Nothing may be dropped or altered: reproduce all the data.

========================================================================

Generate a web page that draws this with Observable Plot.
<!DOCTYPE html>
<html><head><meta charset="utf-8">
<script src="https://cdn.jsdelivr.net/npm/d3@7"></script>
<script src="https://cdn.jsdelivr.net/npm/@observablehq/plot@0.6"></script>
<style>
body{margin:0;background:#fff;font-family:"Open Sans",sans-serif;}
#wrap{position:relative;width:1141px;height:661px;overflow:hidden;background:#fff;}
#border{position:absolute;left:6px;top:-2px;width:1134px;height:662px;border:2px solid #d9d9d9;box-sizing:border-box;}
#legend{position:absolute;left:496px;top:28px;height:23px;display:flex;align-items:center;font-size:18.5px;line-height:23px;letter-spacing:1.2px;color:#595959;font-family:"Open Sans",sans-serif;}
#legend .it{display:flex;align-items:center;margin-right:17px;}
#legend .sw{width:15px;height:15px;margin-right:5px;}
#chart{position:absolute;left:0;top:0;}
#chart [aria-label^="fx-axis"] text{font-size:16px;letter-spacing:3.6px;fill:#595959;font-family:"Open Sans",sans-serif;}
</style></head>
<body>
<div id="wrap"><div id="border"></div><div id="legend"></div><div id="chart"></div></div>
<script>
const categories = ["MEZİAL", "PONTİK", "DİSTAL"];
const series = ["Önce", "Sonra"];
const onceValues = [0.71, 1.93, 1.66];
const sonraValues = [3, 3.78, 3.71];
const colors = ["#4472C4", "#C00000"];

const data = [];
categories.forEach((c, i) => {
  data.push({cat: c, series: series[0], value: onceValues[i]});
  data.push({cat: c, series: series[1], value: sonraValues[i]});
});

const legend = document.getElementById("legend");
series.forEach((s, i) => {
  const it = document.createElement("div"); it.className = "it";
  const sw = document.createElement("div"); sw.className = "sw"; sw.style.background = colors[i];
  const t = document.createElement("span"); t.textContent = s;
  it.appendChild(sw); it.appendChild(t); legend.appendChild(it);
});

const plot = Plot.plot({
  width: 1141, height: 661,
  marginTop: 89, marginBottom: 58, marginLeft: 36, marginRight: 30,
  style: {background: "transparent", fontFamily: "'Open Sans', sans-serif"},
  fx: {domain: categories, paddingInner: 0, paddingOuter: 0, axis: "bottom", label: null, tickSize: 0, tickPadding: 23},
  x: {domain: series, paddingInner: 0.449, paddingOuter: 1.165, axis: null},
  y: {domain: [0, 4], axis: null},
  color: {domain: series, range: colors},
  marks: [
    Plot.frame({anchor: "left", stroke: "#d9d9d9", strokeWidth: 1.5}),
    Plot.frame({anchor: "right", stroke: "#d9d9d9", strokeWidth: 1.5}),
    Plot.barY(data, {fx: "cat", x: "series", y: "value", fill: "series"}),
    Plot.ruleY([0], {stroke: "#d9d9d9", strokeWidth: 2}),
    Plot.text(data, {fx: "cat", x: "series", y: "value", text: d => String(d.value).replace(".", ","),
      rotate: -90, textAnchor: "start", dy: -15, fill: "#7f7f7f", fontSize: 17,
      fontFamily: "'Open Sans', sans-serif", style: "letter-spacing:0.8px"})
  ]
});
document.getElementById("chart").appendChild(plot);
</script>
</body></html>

========================================================================

### FINISHED TASK
Generate a web page that draws this with Observable Plot.
<!DOCTYPE html>
<html><head><meta charset="utf-8">
<script src="https://cdn.jsdelivr.net/npm/d3@7"></script>
<script src="https://cdn.jsdelivr.net/npm/@observablehq/plot@0.6"></script>
<style>
body{margin:0;background:#fff;font-family:"Open Sans",sans-serif;}
#wrap{position:relative;width:1141px;height:661px;overflow:hidden;background:#fff;}
#border{position:absolute;left:6px;top:-2px;width:1134px;height:662px;border:2px solid #d9d9d9;box-sizing:border-box;}
#legend{position:absolute;left:496px;top:28px;height:23px;display:flex;align-items:center;font-size:18.5px;line-height:23px;letter-spacing:1.2px;color:#595959;font-family:"Open Sans",sans-serif;}
#legend .it{display:flex;align-items:center;margin-right:17px;}
#legend .sw{width:15px;height:15px;margin-right:5px;}
#chart{position:absolute;left:0;top:0;}
#chart [aria-label^="fx-axis"] text{font-size:16px;letter-spacing:3.6px;fill:#595959;font-family:"Open Sans",sans-serif;}
</style></head>
<body>
<div id="wrap"><div id="border"></div><div id="legend"></div><div id="chart"></div></div>
<script>
const categories = ["MEZİAL", "PONTİK", "DİSTAL"];
const series = ["Önce", "Sonra"];
const onceValues = [0.71, 1.93, 1.66];
const sonraValues = [3, 3.78, 3.71];
const colors = ["#4472C4", "#C00000"];

const data = [];
categories.forEach((c, i) => {
  data.push({cat: c, series: series[0], value: onceValues[i]});
  data.push({cat: c, series: series[1], value: sonraValues[i]});
});

const legend = document.getElementById("legend");
series.forEach((s, i) => {
  const it = document.createElement("div"); it.className = "it";
  const sw = document.createElement("div"); sw.className = "sw"; sw.style.background = colors[i];
  const t = document.createElement("span"); t.textContent = s;
  it.appendChild(sw); it.appendChild(t); legend.appendChild(it);
});

const plot = Plot.plot({
  width: 1141, height: 661,
  marginTop: 89, marginBottom: 58, marginLeft: 36, marginRight: 30,
  style: {background: "transparent", fontFamily: "'Open Sans', sans-serif"},
  fx: {domain: categories, paddingInner: 0, paddingOuter: 0, axis: "bottom", label: null, tickSize: 0, tickPadding: 23},
  x: {domain: series, paddingInner: 0.449, paddingOuter: 1.165, axis: null},
  y: {domain: [0, 4], axis: null},
  color: {domain: series, range: colors},
  marks: [
    Plot.frame({anchor: "left", stroke: "#d9d9d9", strokeWidth: 1.5}),
    Plot.frame({anchor: "right", stroke: "#d9d9d9", strokeWidth: 1.5}),
    Plot.barY(data, {fx: "cat", x: "series", y: "value", fill: "series"}),
    Plot.ruleY([0], {stroke: "#d9d9d9", strokeWidth: 2}),
    Plot.text(data, {fx: "cat", x: "series", y: "value", text: d => String(d.value).replace(".", ","),
      rotate: -90, textAnchor: "start", dy: -15, fill: "#7f7f7f", fontSize: 17,
      fontFamily: "'Open Sans', sans-serif", style: "letter-spacing:0.8px"})
  ]
});
document.getElementById("chart").appendChild(plot);
</script>
</body></html>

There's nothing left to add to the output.